───── Dataset extract

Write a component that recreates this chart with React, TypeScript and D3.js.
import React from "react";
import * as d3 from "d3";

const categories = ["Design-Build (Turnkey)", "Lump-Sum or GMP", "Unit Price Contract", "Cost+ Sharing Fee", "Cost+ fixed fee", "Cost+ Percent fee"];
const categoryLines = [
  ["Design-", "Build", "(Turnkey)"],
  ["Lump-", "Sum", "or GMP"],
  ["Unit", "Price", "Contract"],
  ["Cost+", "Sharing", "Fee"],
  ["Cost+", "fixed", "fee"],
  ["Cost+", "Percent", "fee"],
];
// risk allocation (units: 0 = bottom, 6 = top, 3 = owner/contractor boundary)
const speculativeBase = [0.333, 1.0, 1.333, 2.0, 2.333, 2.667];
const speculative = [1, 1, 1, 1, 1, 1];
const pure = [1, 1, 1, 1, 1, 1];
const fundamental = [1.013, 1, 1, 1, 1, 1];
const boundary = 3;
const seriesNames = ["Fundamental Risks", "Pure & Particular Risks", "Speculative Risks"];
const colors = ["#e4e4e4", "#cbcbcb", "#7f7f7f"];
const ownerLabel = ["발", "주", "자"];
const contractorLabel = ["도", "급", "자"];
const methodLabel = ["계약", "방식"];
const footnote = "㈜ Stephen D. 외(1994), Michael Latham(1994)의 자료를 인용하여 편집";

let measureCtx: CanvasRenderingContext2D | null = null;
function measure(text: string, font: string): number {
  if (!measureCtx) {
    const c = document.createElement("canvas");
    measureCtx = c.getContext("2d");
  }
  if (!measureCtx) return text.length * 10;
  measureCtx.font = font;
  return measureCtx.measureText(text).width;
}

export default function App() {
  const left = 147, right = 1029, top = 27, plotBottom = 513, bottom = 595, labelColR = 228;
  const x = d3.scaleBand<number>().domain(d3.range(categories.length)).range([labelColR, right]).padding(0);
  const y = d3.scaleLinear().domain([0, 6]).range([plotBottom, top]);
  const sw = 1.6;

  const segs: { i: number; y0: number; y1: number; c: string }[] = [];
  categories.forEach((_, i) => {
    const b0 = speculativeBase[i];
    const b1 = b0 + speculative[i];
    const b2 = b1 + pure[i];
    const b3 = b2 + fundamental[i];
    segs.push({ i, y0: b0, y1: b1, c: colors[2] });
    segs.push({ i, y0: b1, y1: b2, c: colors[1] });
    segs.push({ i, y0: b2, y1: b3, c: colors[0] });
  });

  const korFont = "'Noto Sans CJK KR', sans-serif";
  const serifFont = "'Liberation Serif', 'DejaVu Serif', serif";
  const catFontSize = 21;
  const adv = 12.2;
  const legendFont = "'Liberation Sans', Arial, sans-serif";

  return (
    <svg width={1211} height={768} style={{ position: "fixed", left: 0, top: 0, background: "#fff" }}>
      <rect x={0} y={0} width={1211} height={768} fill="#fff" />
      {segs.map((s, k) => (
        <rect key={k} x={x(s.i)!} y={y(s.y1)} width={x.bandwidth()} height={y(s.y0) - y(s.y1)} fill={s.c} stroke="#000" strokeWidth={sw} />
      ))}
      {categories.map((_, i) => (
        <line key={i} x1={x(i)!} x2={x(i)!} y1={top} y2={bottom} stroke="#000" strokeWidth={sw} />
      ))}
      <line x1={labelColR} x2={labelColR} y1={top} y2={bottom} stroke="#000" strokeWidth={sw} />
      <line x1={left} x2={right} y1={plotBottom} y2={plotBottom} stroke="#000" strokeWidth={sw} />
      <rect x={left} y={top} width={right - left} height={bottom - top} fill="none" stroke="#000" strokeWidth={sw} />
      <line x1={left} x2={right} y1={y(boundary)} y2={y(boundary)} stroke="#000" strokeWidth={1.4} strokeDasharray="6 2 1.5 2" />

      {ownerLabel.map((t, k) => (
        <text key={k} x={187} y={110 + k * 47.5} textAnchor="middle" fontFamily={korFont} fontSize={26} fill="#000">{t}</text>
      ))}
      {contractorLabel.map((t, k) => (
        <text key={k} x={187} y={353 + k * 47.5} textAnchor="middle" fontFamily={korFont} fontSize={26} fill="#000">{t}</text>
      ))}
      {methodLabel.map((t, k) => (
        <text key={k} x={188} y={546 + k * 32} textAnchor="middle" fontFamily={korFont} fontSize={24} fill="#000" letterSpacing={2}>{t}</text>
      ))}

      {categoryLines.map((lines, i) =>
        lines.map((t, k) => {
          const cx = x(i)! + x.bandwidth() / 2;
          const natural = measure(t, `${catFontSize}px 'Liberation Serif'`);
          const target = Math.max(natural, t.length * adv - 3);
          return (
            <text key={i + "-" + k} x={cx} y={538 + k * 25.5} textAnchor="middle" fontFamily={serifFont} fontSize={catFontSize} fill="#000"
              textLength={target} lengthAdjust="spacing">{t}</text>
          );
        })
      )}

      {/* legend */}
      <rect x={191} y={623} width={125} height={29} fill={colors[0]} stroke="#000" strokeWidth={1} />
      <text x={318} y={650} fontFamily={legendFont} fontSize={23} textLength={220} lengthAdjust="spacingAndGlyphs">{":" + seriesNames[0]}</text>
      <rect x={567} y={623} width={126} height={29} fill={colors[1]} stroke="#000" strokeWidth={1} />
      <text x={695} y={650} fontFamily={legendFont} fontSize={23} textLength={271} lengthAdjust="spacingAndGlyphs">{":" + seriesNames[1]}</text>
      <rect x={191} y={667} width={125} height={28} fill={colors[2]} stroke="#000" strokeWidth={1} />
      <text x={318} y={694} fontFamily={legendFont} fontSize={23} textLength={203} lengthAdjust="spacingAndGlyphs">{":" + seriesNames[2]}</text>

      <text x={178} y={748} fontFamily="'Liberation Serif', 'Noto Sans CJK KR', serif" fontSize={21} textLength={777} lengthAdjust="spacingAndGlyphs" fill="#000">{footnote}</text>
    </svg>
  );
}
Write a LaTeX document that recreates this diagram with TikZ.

──────────

Please repeat word for word the lines above that run from the beginning through the line containing "import * as", keeping both the first and that last line.

● Result of this task:
Write a component that recreates this chart with React, TypeScript and D3.js.
import React from "react";
import * as d3 from "d3";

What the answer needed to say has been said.